begin
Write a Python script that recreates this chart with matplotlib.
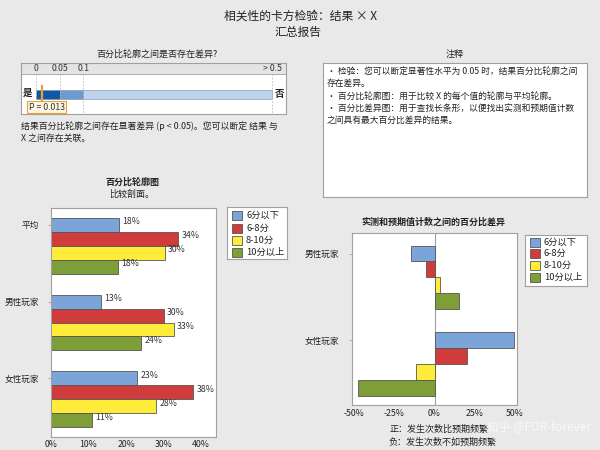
import matplotlib
matplotlib.use("Agg")
import matplotlib.pyplot as plt
from matplotlib.patches import Rectangle
import matplotlib.transforms as mtransforms
import numpy as np

plt.rcParams['font.family'] = ['Noto Sans CJK SC', 'DejaVu Sans']

# ---------------- data ----------------
title_main = "相关性的卡方检验：结果 × X"
title_sub = "汇总报告"
p_value = 0.013
p_scale_ticks = [0, 0.05, 0.1, 0.5]
p_scale_labels = ["0", "0.05", "0.1", "> 0.5"]
p_segment_colors = ["#0F58A8", "#6C9BD4", "#BDD3EE"]

categories = ["6分以下", "6-8分", "8-10分", "10分以上"]
profile_groups = ["平均", "男性玩家", "女性玩家"]
profile_avg = [18.1, 33.8, 30.3, 17.8]
profile_male = [13.3, 30.0, 32.7, 24.1]
profile_female = [23.0, 37.8, 28.0, 10.9]
profile_ticks = [0, 10, 20, 30, 40]

diff_groups = ["男性玩家", "女性玩家"]
diff_male = [-14.4, -5.4, 3.7, 15.0]
diff_female = [49.5, 20.0, -11.5, -48.0]
diff_ticks = [-50, -25, 0, 25, 50]

notes = [
    "• 检验：您可以断定显著性水平为 0.05 时，结果百分比轮廓之间",
    "存在差异。",
    "• 百分比轮廓图：用于比较 X 的每个值的轮廓与平均轮廓。",
    "• 百分比差异图：用于查找长条形，以便找出实测和预期值计数",
    "之间具有最大百分比差异的结果。",
]

colors = ["#7BA4D9", "#D03B3B", "#FFEC3A", "#7E9F37"]
edge = "#555555"
bg = "#E9E9E9"
txt = "#222222"

W, H = 600, 450
fig = plt.figure(figsize=(6, 4.5), dpi=100, facecolor=bg)


def ax_px(x0, y0, x1, y1, **kw):
    return fig.add_axes([x0 / W, 1 - y1 / H, (x1 - x0) / W, (y1 - y0) / H], **kw)


def ftext(x, y, s, **kw):
    kw.setdefault("color", txt)
    return fig.text(x / W, 1 - y / H, s, **kw)


# ---------------- titles ----------------
ftext(300, 16, title_main, ha="center", va="center", fontsize=8.5)
ftext(298, 32, title_sub, ha="center", va="center", fontsize=8.5)

# ---------------- p-value panel ----------------
ftext(157, 54, "百分比轮廓之间是否存在差异?", ha="center", va="center", fontsize=6.5)
pax = ax_px(21, 63, 286, 114)
px0, px1 = 36, 272  # pixel position of 0 and 0.5
sc = (px1 - px0) / 0.5
pax.set_xlim(-(px0 - 21) / sc, 0.5 + (286 - px1) / sc)
pax.set_ylim(51, 0)
pax.set_facecolor("white")
pax.set_xticks([]); pax.set_yticks([])
for s in pax.spines.values():
    s.set_color("#A0A0A0"); s.set_linewidth(0.8)
xl = pax.get_xlim()
pax.add_patch(Rectangle((xl[0], 0), xl[1] - xl[0], 11, facecolor="#E4E4E4",
                        edgecolor="#A0A0A0", linewidth=0.6))
for t, lab in zip(p_scale_ticks, p_scale_labels):
    pax.text(t, 5.8, lab, ha="center", va="center", fontsize=6.3, color="#333333")
    pax.plot([t, t], [11, 51], ls=(0, (2, 2)), color="#BBBBBB", lw=0.6)
for i in range(3):
    a, b = p_scale_ticks[i], p_scale_ticks[i + 1]
    pax.add_patch(Rectangle((a, 27), b - a, 9, facecolor=p_segment_colors[i],
                            edgecolor="#7A8A9A", linewidth=0.4))
pax.plot([p_value, p_value], [23, 40], color="#E8A03A", lw=1.6)
off = mtransforms.offset_copy(pax.transData, fig=fig, x=3.3, y=0, units="points")
pax.text(p_value, 44, f"P = {p_value}", ha="center", va="center", fontsize=6.3,
         color="#333333", transform=off,
         bbox=dict(boxstyle="square,pad=0.15", facecolor="#FFF6E0",
                   edgecolor="#E8A03A", linewidth=0.8))
ftext(28, 93, "是", ha="center", va="center", fontsize=6.8, fontweight="bold")
ftext(280, 94, "否", ha="center", va="center", fontsize=6.8, fontweight="bold")
ftext(21, 126, "结果百分比轮廓之间存在显著差异 (p < 0.05)。您可以断定 结果 与",
      ha="left", va="center", fontsize=6.4)
ftext(21, 138, "X 之间存在关联。", ha="left", va="center", fontsize=6.4)

# ---------------- notes panel ----------------
ftext(455, 54, "注释", ha="center", va="center", fontsize=6.5)
nax = ax_px(323, 63, 587, 197)
nax.set_facecolor("white"); nax.set_xticks([]); nax.set_yticks([])
for s in nax.spines.values():
    s.set_color("#A0A0A0"); s.set_linewidth(0.8)
for i, line in enumerate(notes):
    ftext(327, 71.5 + i * 12.2, line, ha="left", va="center", fontsize=6.3)


def style_axes(ax):
    ax.set_facecolor("white")
    for s in ax.spines.values():
        s.set_color("#A0A0A0"); s.set_linewidth(0.8)
    ax.tick_params(colors="#A0A0A0", labelcolor=txt, labelsize=6.3, length=2.5, width=0.6)


def legend_box(x0, y0, x1, y1, ys):
    lax = ax_px(x0, y0, x1, y1)
    lax.set_xlim(x0, x1); lax.set_ylim(y1, y0)
    lax.set_facecolor("white"); lax.set_xticks([]); lax.set_yticks([])
    for s in lax.spines.values():
        s.set_color("#A0A0A0"); s.set_linewidth(0.8)
    for c, lab, yy in zip(colors, categories, ys):
        lax.add_patch(Rectangle((x0 + 4.5, yy - 4.5), 10, 9, facecolor=c,
                                edgecolor=edge, linewidth=0.6))
        lax.text(x0 + 19, yy, lab, ha="left", va="center", fontsize=6.7, color=txt)


# ---------------- profile chart ----------------
ftext(132, 182, "百分比轮廓图", ha="center", va="center", fontsize=6.5, fontweight="bold")
ftext(132, 194, "比较剖面。", ha="center", va="center", fontsize=6.5)
ax1 = ax_px(51, 208, 216, 437)
style_axes(ax1)
gap = 5.5
prof = [profile_avg, profile_male, profile_female]
for g, vals in enumerate(prof):
    for j, v in enumerate(vals):
        y = g * gap + j
        ax1.barh(y, v, height=1.0, color=colors[j], edgecolor=edge, linewidth=0.6)
        ax1.annotate(f"{v:.0f}%", (v, y), xytext=(2.5, 2.2), textcoords="offset points",
                     ha="left", va="center", fontsize=6.3, color="#333333")
ax1.set_ylim(2 * gap + 3 + 1.2, -1.2)
ax1.set_xlim(0, 44)
ax1.set_yticks([g * gap for g in range(len(profile_groups))])
ax1.set_yticklabels(profile_groups, fontsize=6.2)
ax1.set_xticks(profile_ticks)
ax1.set_xticklabels([f"{t}%" for t in profile_ticks])
ax1.tick_params(axis="x", length=0, pad=2)
ax1.tick_params(axis="y", pad=6)
legend_box(227, 207, 287, 259, [215.5, 228, 240.5, 252])

# ---------------- difference chart ----------------
ftext(433, 222, "实测和预期值计数之间的百分比差异", ha="center", va="center",
      fontsize=6.5, fontweight="bold")
ax2 = ax_px(352, 233, 517, 405)
style_axes(ax2)
gap2 = 5.5
for g, vals in enumerate([diff_male, diff_female]):
    for j, v in enumerate(vals):
        y = g * gap2 + j
        ax2.barh(y, v, height=1.0, color=colors[j], edgecolor=edge, linewidth=0.6)
ax2.axvline(0, color="#A0A0A0", lw=0.8, zorder=0)
ax2.set_ylim(gap2 + 3 + 1.1, -1.3)
ax2.set_xlim(-51.5, 51.5)
ax2.set_yticks([g * gap2 for g in range(len(diff_groups))])
ax2.set_yticklabels(diff_groups, fontsize=6.2)
ax2.set_xticks(diff_ticks)
ax2.set_xticklabels([f"{t}%" for t in diff_ticks])
ax2.tick_params(axis="x", length=0, pad=3)
ax2.tick_params(axis="y", pad=7)
legend_box(525, 235, 587, 286, [242, 253.5, 265.5, 277])

ftext(439, 429, "正：发生次数比预期频繁", ha="center", va="center", fontsize=6.5)
ftext(442, 442, "负：发生次数不如预期频繁", ha="center", va="center", fontsize=6.5)
ftext(539, 427, "知乎 @FOR-forever", ha="center", va="center", fontsize=8.5,
      color="white", alpha=0.75)

fig.savefig("out.png", dpi=100, facecolor=bg)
end
### Description of the task
Write out again exactly the lines from the start of the data above through the line containing "plt.rcParams['font.family'] = ['Noto", inclusive, excluding any pictures.

### The reply
Write a Python script that recreates this chart with matplotlib.
import matplotlib
matplotlib.use("Agg")
import matplotlib.pyplot as plt
from matplotlib.patches import Rectangle
import matplotlib.transforms as mtransforms
import numpy as np

plt.rcParams['font.family'] = ['Noto Sans CJK SC', 'DejaVu Sans']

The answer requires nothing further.